Все шесть бутылок «Вдовы Клико» были уже пусты, а Катаеву все еще хотелось колобродить, как в том незабвенном 1916-м.
Наши жены поблекли, сникли и оставили нас вдвоем, понимая, что остановить вихрь, в который мы постепенно вкрутились, невозможно.
– Так и быть, погуляйте сегодня, мальчики, вволю, – ласково сказала жена Катаева Эстер, но тихонько шепнула мне: – Женя, вы все-таки не забывайте, что Валя как-никак старше вас на целых сорок лет…
Но в эту ночь Катаев еще долго продолжал быть двадцатилетним, таская обессиленного меня за собой то на Елисейские Поля, то в «Максим», то в «Доминик», то в какое-то привокзальное заведение, где на нем буквально повисла целая гроздь жриц любви в сетчатых штопаных чулках, зацеловывая со всех сторон, а он им всем дарил розы и угощал тем, что они называли шампанским.

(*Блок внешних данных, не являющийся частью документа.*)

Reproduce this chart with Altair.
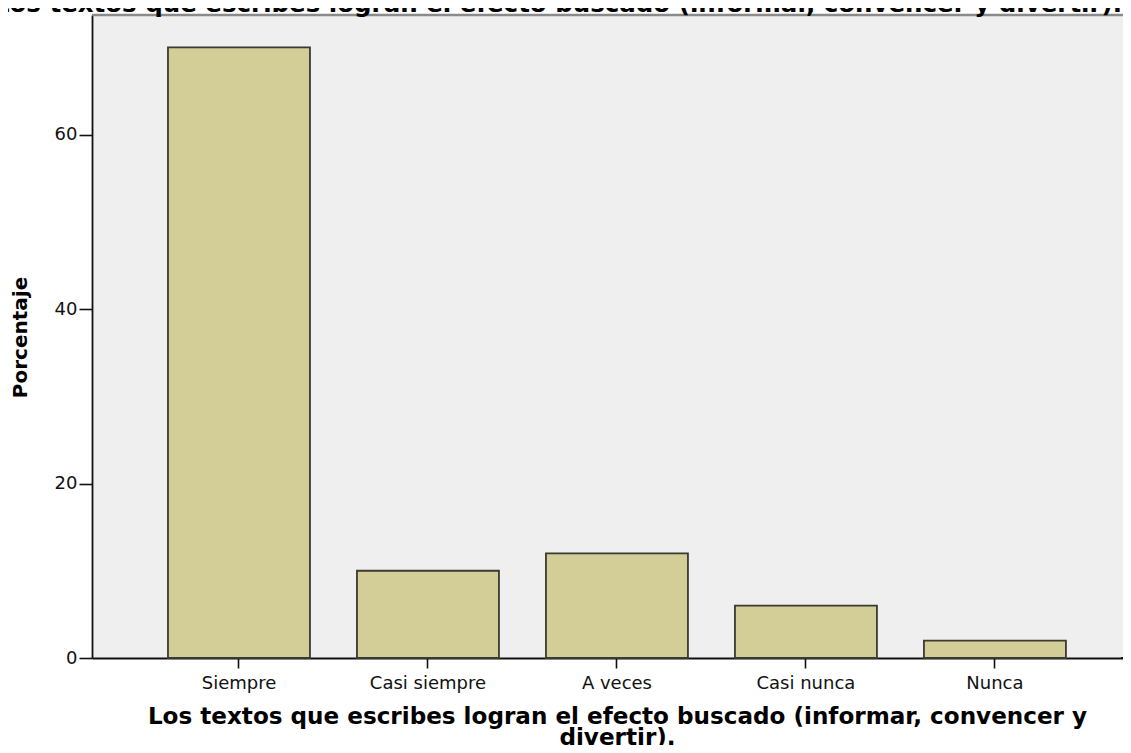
import altair as alt
import pandas as pd

categories = ["Siempre", "Casi siempre", "A veces", "Casi nunca", "Nunca"]
percentages = [70.0, 10.0, 12.0, 6.0, 2.0]
y_ticks = [0, 20, 40, 60]
x_title = ["Los textos que escribes logran el efecto buscado (informar, convencer y",
           "divertir)."]
y_title = "Porcentaje"
top_title = "Los textos que escribes logran el efecto buscado (informar, convencer y divertir)."

df = pd.DataFrame({"cat": categories, "pct": percentages})
dummy = pd.DataFrame({"v": [0]})

W = 1031
H = 643

bars = alt.Chart(df).mark_bar(
    fill="#D3CE97", stroke="#3a3a30", strokeWidth=1.8
).encode(
    x=alt.X(
        "cat:N", sort=categories,
        scale=alt.Scale(paddingInner=0.2487, paddingOuter=0.352, align=0.571),
        axis=alt.Axis(
            title=x_title, labelAngle=0, labelFont="DejaVu Sans", labelFontSize=18,
            labelColor="#111", labelPadding=6, tickSize=10, tickColor="#111",
            tickWidth=1.6, domainColor="#111", domainWidth=1.8,
            titleFont="DejaVu Sans", titleFontWeight="bold", titleFontSize=23.1,
            titleColor="#000", titleX=525, titleY=65, titleBaseline="alphabetic",
            titleAlign="center", titleLineHeight=21,
        ),
    ),
    y=alt.Y(
        "pct:Q",
        scale=alt.Scale(domain=[0, 73.7], nice=False, zero=True),
        axis=alt.Axis(
            title=y_title, values=y_ticks, grid=False, labelFont="DejaVu Sans",
            labelFontSize=18, labelColor="#111", labelPadding=2, tickSize=13,
            tickColor="#111", tickWidth=1.6, domainColor="#111", domainWidth=1.8,
            titleFont="DejaVu Sans", titleFontWeight="bold", titleFontSize=20,
            titleColor="#000", titleX=-72, titleY=322, titleBaseline="middle",
            titleAlign="center", titleAngle=270,
        ),
    ),
)

# continuation of the plot background beyond the right edge
bg_ext = alt.Chart(dummy).mark_rect(fill="#EFEFEF", strokeWidth=0).encode(
    x=alt.value(W - 1), x2=alt.value(W + 10), y=alt.value(0), y2=alt.value(H)
)
top_rule = alt.Chart(dummy).mark_rule(color="#8a8a8a", strokeWidth=2.5).encode(
    x=alt.value(0), x2=alt.value(W + 10), y=alt.value(0)
)
bottom_ext = alt.Chart(dummy).mark_rule(color="#111", strokeWidth=1.8).encode(
    x=alt.value(W - 2), x2=alt.value(W + 10), y=alt.value(H)
)

title_text = alt.Chart(pd.DataFrame({"t": [top_title]})).mark_text(
    font="DejaVu Sans", fontWeight="bold", fontSize=24.5, align="center",
    baseline="alphabetic", color="#000"
).encode(x=alt.value(466), y=alt.value(-3), text="t:N")

chart = alt.layer(bg_ext, top_rule, bars, bottom_ext, title_text).properties(
    width=W, height=H,
    padding={"left": 84, "top": 7, "right": 0, "bottom": 87},
    autosize=alt.AutoSizeParams(type="none"),
    background="white",
).configure_view(fill="#EFEFEF", stroke=None)

chart.save("out.html", embed_options={"renderer": "svg", "actions": False})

Все кончилось на рассвете «Чревом Парижа», где, наскребая последнюю оставшуюся мелочь, мы ели луковый суп рядом с мясниками в кровавых фартуках, и безжалостный утренний свет вернул лицу Катаева его истинный возраст, и пьянящий свежий воздух его юности 1916-го вдруг потихоньку стал выходить из него, как гелий из проколотого воздушного шара, и Катаев стал постепенно пустеть, обмякать, оседать и заснул в такси, как ребенок, и я внес его на руках в гостиничный номер и осторожно опустил на кровать, стараясь не разбудить.
– О боже, у него же будет потом разламываться голова… А завтра – премьера… – прошептала Эстер, кладя ему на лоб горячее полотенце.
– Я буду метаться по табору улицы темной… – пробормотал Катаев, не открывая глаз. Может быть, ему приснилось, что эти стихи написал не Щелкунчик-Мандельштам, а он сам.
Катаев спал улыбаясь, как будто жил во сне совсем другой жизнью, которую ему не удалось прожить наяву, и я был счастлив, что хоть ненадолго помог ему в ней оказаться.